Animal breeding can be considered as one of the longest ongoing biological experiments, providing opportunities to pinpoint genetic variation that has large effects on the phenotype. Lethal recessives are one of such major-impact variants, causing pre- or postnatal death in animals carrying two copies of the lethal mutation (homozygotes). Finding genes and variants that cause embryonic lethality would help to improve pig fertility by lowering the frequency of those variants. In the featured article of the March 2019 issue of PLOS Genetics, we identify recessive lethal variants in five genes that cause embryonic lethality in pigs [1].

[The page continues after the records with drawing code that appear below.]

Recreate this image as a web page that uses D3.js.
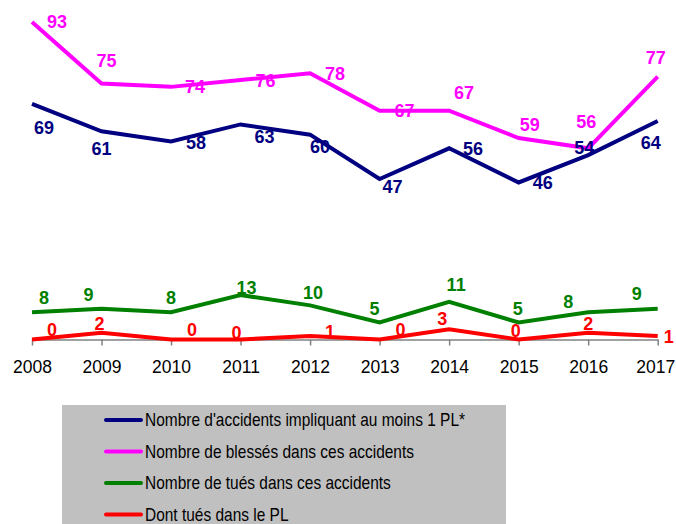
<!DOCTYPE html>
<html>
<head>
<meta charset="utf-8">
<script src="https://cdn.jsdelivr.net/npm/d3@7"></script>
<style>
  html, body { margin: 0; padding: 0; background: #fff; }
  svg { display: block; font-family: "Liberation Sans", Arial, sans-serif; }
</style>
</head>
<body>
<svg id="chart" width="676" height="524"></svg>
<script>
// Années
const years = [2008, 2009, 2010, 2011, 2012, 2013, 2014, 2015, 2016, 2017];

// Séries
const accidents = [69, 61, 58, 63, 60, 47, 56, 46, 54, 64];
const blesses   = [93, 75, 74, 76, 78, 67, 67, 59, 56, 77];
const tues      = [8, 9, 8, 13, 10, 5, 11, 5, 8, 9];
const tuesPL    = [0, 2, 0, 0, 1, 0, 3, 0, 2, 1];

const seriesNames = [
  "Nombre d'accidents impliquant au moins 1 PL*",
  "Nombre de blessés dans ces accidents",
  "Nombre de tués dans ces accidents",
  "Dont tués dans le PL"
];
const seriesColors = ["#000080", "#FF00FF", "#008000", "#FF0000"];

// Décalage des étiquettes de valeur (px) par rapport à chaque point
const labelOffsets = [
  [[12, 24], [0, 17], [25, 1], [24, 12], [10, 12], [13, 7], [24, 0], [24, 0], [-4, -8], [-7, 22]],
  [[25, 0], [5, -23], [24, 0], [25, 0], [25, 0], [25, 0], [15, -18], [11, -14], [-2, -27], [-2, -19]],
  [[12, -15], [-13, -14], [0, -15], [6, -8], [3, -13], [-5, -14], [7, -17], [-1, -14], [-20, -11], [-21, -15]],
  [[20, -10], [-2, -9], [21, -10], [-4, -7], [20, -5], [21, -10], [-7, -11], [-3, -9], [0, -9], [11, 0]]
];

const allSeries = [accidents, blesses, tues, tuesPL];

const svg = d3.select("#chart");

const x = d3.scalePoint().domain(years).range([32, 657.7]);
const y = d3.scaleLinear().domain([0, 93]).range([339.5, 22]);

// Axe des abscisses
const xAxis = d3.axisBottom(x).tickSize(6).tickPadding(15).tickSizeOuter(0);
const gx = svg.append("g")
  .attr("transform", `translate(0,${y(0)})`)
  .call(xAxis);
gx.select(".domain").attr("stroke", "#808080").attr("stroke-width", 1.5);
gx.selectAll(".tick line").attr("stroke", "#808080").attr("stroke-width", 1.5);
gx.selectAll(".tick text")
  .attr("fill", "#000")
  .style("font-size", "17.5px")
  .style("font-family", "'Liberation Sans', Arial, sans-serif");
// la dernière année reste dans le cadre
gx.selectAll(".tick text").filter(d => d === years[years.length - 1]).attr("dx", -2.5);

// Courbes
const line = d3.line()
  .x((d, i) => x(years[i]))
  .y(d => y(d));

allSeries.forEach((vals, s) => {
  svg.append("path")
    .datum(vals)
    .attr("fill", "none")
    .attr("stroke", seriesColors[s])
    .attr("stroke-width", 4)
    .attr("stroke-linejoin", "miter")
    .attr("d", line);
});

// Étiquettes de valeur
allSeries.forEach((vals, s) => {
  svg.append("g")
    .selectAll("text")
    .data(vals)
    .join("text")
    .attr("x", (d, i) => x(years[i]) + labelOffsets[s][i][0])
    .attr("y", (d, i) => y(d) + labelOffsets[s][i][1])
    .attr("dy", "0.36em")
    .attr("text-anchor", "middle")
    .attr("fill", seriesColors[s])
    .style("font-size", "18px")
    .style("font-weight", "bold")
    .text(d => d);
});

// Légende
const legend = svg.append("g");
legend.append("rect")
  .attr("x", 62).attr("y", 405)
  .attr("width", 444).attr("height", 130)
  .attr("fill", "#C0C0C0");

const rowY = d3.scaleLinear().domain([0, 3]).range([420, 514.5]);
const items = legend.selectAll("g.item")
  .data(seriesNames)
  .join("g")
  .attr("class", "item")
  .attr("transform", (d, i) => `translate(0,${rowY(i)})`);

items.append("line")
  .attr("x1", 106).attr("x2", 141)
  .attr("stroke", (d, i) => seriesColors[i])
  .attr("stroke-width", 4)
  .attr("stroke-linecap", "round");

// Police étroite : texte de 18px resserré horizontalement
items.append("text")
  .attr("transform", "translate(145,0) scale(0.86,1)")
  .attr("dy", "0.36em")
  .attr("fill", "#000")
  .style("font-size", "18px")
  .text(d => d);
</script>
</body>
</html>
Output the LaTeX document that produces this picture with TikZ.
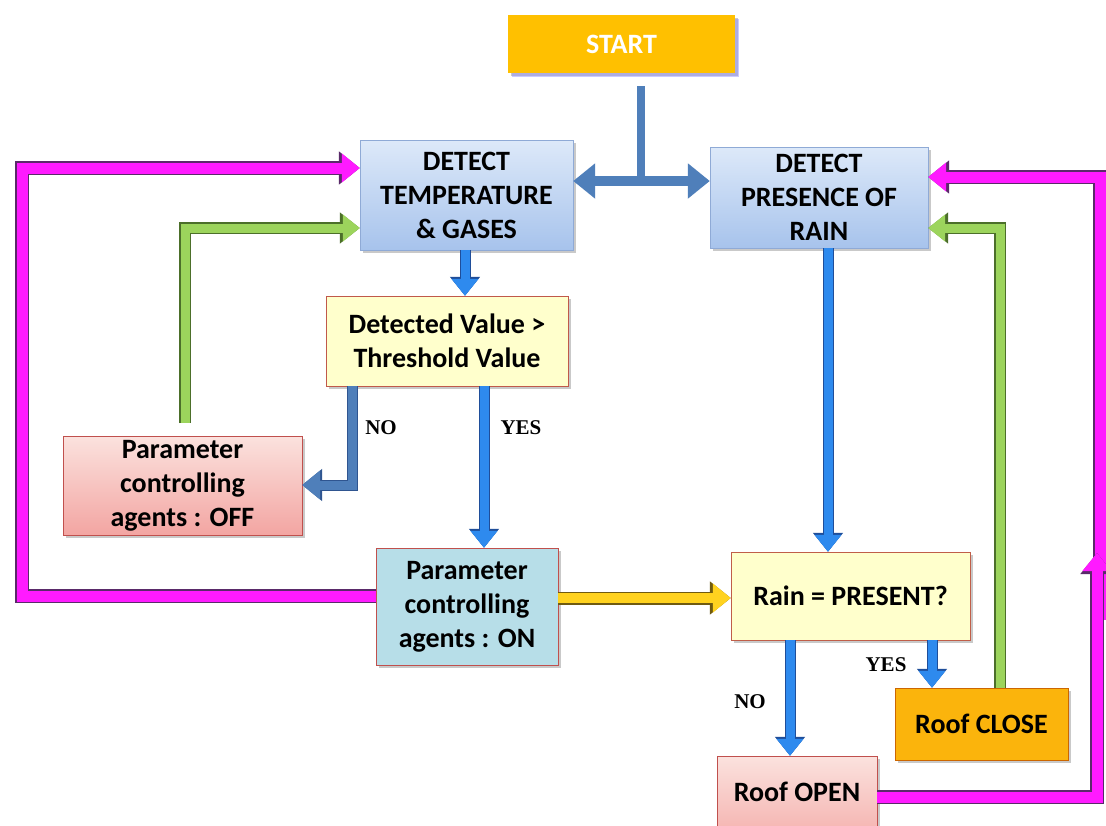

Image credit: Anatolii Tsekhmister

Lethal recessives

Lethal recessives are variants that cause early lethality in homozygous state and such variants usually occur at very low frequency in wild and domestic populations. In livestock, however, those variants might become more prevalent as a result of the high selection intensity, as this creates a low effective population size. However, small wild populations can also be rather inbred, resulting in similar risks. In such relatively inbred populations, these harmful variants can drift to a higher frequency just by chance — a process called genetic drift. The frequency increase can also be driven by selection on nearby beneficial mutations (hitchhiking) or a positive effect of the mutation itself on other important traits in pigs (balancing selection). For example, we reported a large lethal recessive deletion that was under balancing selection because carriers showed increased growth rate [2].


Lethal recessives affect genes essential for embryonic development

We analysed genotypes for tens of thousands of pigs from two commercial pig breeds and identified recessive lethal variants in five genes. The lethal variants have a large effect in carrier-by-carrier matings (mating of two carriers of the same lethal variant), decreasing litter sizes by approximately 20%. The affected genes are involved in cellular housekeeping functions including transcription (POLR1B, TADA2A), translation (URB1), and DNA damage repair (PNKP), all being essential for embryonic development.

The wealth of genetic data accumulated in animal breeding provides a unique system to screen for these “natural knock-outs,” which can lead to further insight into essential pathways and genes. For example, embryonic lethality has been described in other mammals for POLR1B and PNKP, but not for URB1 and TADA2A. We demonstrate that both URB1 and TADA2A are essential for normal embryonic development in pigs, and this is likely to be similar in humans.

Some of the recessive lethal variants were found at relatively high frequency. However, for the variants in this study, no positive effects on other important traits were found in carriers. This indicates that the high frequencies are purely the result of genetic drift, something that was also supported by our simulation study.

Together the embryonic lethals are responsible for the death of 1 in 200 embryos in a single breeding line. In pigs, however, the final production animals are crossbreds between different purebred populations. These crossbreds are known to perform better compared to their parental purebred lines: a phenomenon called heterosis. We show that embryonic lethals contribute to this heterosis effect seen in the crossbred litters, as lethal recessive variation occurs in a single breeding line only, so crossbred products will never be homozygous for the lethal recessive genes.


Implications of findings

Our study provides insight into some of the risks associated with intense selection and inbreeding, and how we might monitor these harmful variants in both commercial and wild populations. We also clearly demonstrate some of the benefits associated with crossbreeding in masking the negative effects of harmful recessive variants. Together we can use the acquired knowledge to purge or eliminate these harmful variants, improving pig fertility.



  1. Derks MFL, Gjuvsland AB, Bosse M, Lopes MS, van Son M, Harlizius B, et al. Loss of function variants in essential genes cause embryonic lethality in pigs. PLoS genetics. 2019;15(3):e1008055.
  2. Derks MFL, Lopes MS, Bosse M, Madsen O, Dibbits B, Harlizius B, et al. Balancing selection on a recessive lethal deletion with pleiotropic effects on two neighboring genes in the porcine genome. PLoS genetics. 2018;14(9):e1007661.